Iran Protest Deaths Concerning Ailing Economy
Kanako Mita, Sawako Utsumi, and Lee Jay Walker
Modern Tokyo Times

Iran’s ailing economy is once again igniting unrest across cities and rural provinces alike, as ordinary people confront the suffocating weight of soaring prices and collapsing living standards. These protests, driven by desperation rather than ideology, have already exacted a lethal cost. At least seven people are reported to have been killed following clashes with the state apparatus — a familiar and grim pattern in the Islamic Republic.
Protests in Iran, and the bloodshed that follows them, are tragically routine. In 2022, the country was convulsed by nationwide fury after the killing of Mahsa Amini, aged just 22 — one of countless innocents crushed beneath the regime’s moral authoritarianism. Her “crime,” like that of many others, was failing to conform to the compulsory hijab imposed by Iran’s Islamic authorities on women and girls. The demonstrations that followed were among the most potent challenges to the system in decades.
The current protests, rooted primarily in economic hardship, lack the same nationwide ferocity — at least for now. Yet the response of the state remains brutally familiar.
According to AP News, “The deaths may mark the start of a heavier-handed response by Iran’s theocracy over the demonstrations, which have slowed in the capital, Tehran, but expanded elsewhere. The fatalities, two on Wednesday and five on Thursday, occurred in four cities, largely home to Iran’s Lur ethnic group.”
In Azna, in Lorestan Province — some 300 kilometres from Tehran — crowds chanted “Shameless! Shameless!” as gunfire echoed through the streets. Tensions escalated rapidly as protesters confronted a security apparatus that reflexively reaches for violence. Force, intimidation, and fear remain the regime’s default language.
Deaths have also been reported in Chaharmahal and Bakhtiari Province and in Isfahan. Yet the true toll remains obscured by the opaque and despotic nature of Iran’s ruling system, where information is suppressed and accountability is absent.

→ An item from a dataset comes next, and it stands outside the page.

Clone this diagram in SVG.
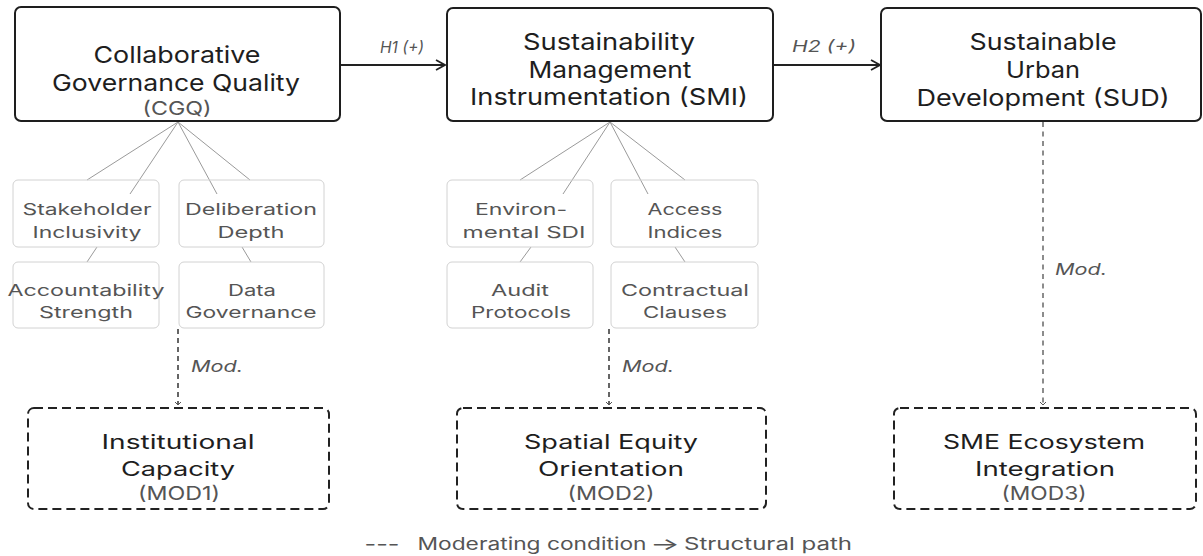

President Masoud Pezeshkian is branded a “reformist” by the regime’s narrow standards. In reality, he wields little influence over the structural decay consuming the economy. The collapse of the rial — now hovering around 1.4 million rials to one US dollar — lies beyond his remit. Iran’s economic ruin is the product of authoritarian governance, endemic corruption, international adventurism, sanctions, suffocated freedoms, and the systematic prioritisation of power over people.
The Guardian reports: “The protests come after a year of a record number of executions in Iran, with more than 1,500 people put to death in 2025 — the highest number since 1989. Human rights groups say the Iranian authorities have used the death penalty to instil fear among the population and crush dissent.”
This is the architecture of terror upon which the Shia Islamist state sustains itself — extreme concentration of power, enforced conformity, and the ruthless elimination of dissent. Just over three years ago, the regime murdered Mahsa Amini (22), Sarina Esmailzadeh (16), Hadis Najafi (22), Nika Shakarami (16), and countless others — not for violence, but for dress, defiance, and belief in dignity, liberty, and hope.
Today, amid protests driven by hunger and despair, the ruling elite once again responds with bullets and batons. Early 2026 is already witnessing the deaths of new innocents — sacrificed not because they threaten the state, but because the state fears accountability, transparency, and the mere idea of freedom.
Whether these protests will swell into a broader movement remains uncertain. Yet history offers a bleak precedent. If the past repeats itself, the state apparatus will move decisively to crush dissent, detaining thousands on flimsy charges, silencing voices through fear, and reinforcing its rule through bloodshed.
In Iran, the struggle between power and people continues — and it is the people who keep paying the price.